The 3-4-5 Triple, and many other Pythagorean Triples and "near" Triples, can be easily discovered empirically. All that is needed is the ability to create an accurate right-angle, and the ability to accurately subdivide a linear measurement tool. The Old Kingdom Egyptians had both of these capabilities. They were adept at field surveying and in the accurate laying out, and construction of, sophisticated structures.
By entertaining the possibility that they were able to empirically discover many "true" Triples, and many more "near" or "apparent" Triples, it then becomes possible to arrive at explanations for many other design choices that one sees in Egyptian constructs. (I have been working on a draft of an initial paper on this subject dealing with OK pyramid design.)
Two examples of apparent Triples possibly known about at the time are the 49-50-70 Triple, and the 70-70-99 Triple. If one accepts both Petrie's finding for the slope of the core of two sides of the Red Pyramid, and also the current estimate of 45° for the slope of the casing of this pyramid, then one can see that it is not outside the realm of possibility there was an intent to incorporate both of these Triple relationships in the Red Pyramid's exterior design.
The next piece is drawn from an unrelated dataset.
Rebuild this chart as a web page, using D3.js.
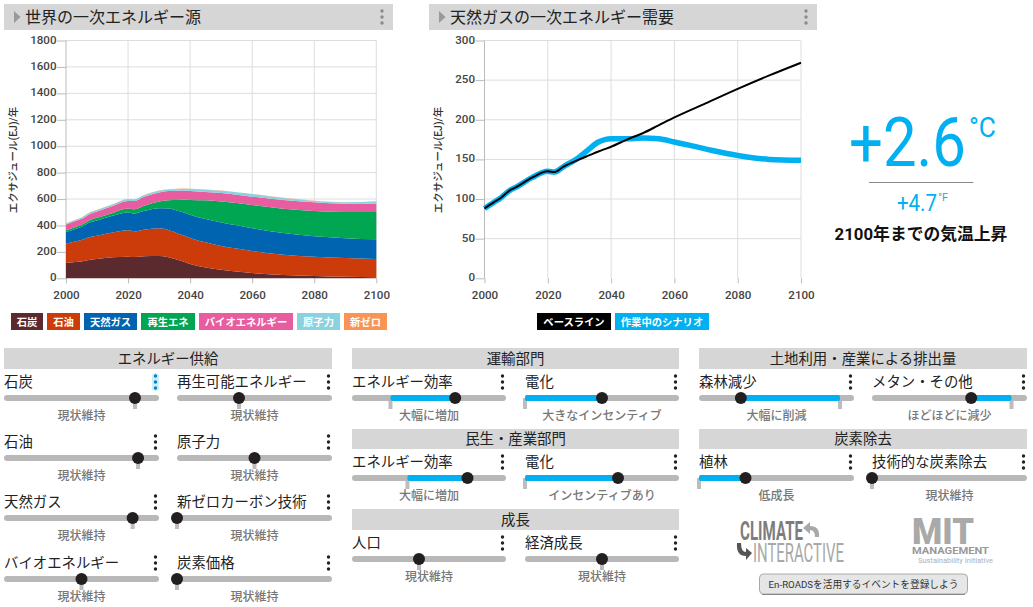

In this context, I also see it as being entirely possible for the remen and double-remen relationship to have been simply the practical application of an awareness of the above two apparent Triples. A square remen (i.e., 5 palms) was seen as having a diagonal of almost exactly 7 palms (a royal cubit). A square royal cubit (7 palms) was seen as having a diagonal of a double-remen (10 palms - with the 9.9 being fudged to 10. I suspect that in measuring large distances, or in situations where precision was desired, the more accurate 70-70-99 relationship would have been re-instated.)
All of this is, of course, theoretical. It may have been the way that they thought about things, and it may not. As there is much of value that can potentially be gained, I believe it certainly to be a line of inquiry worth pursuing.
Lee Cooper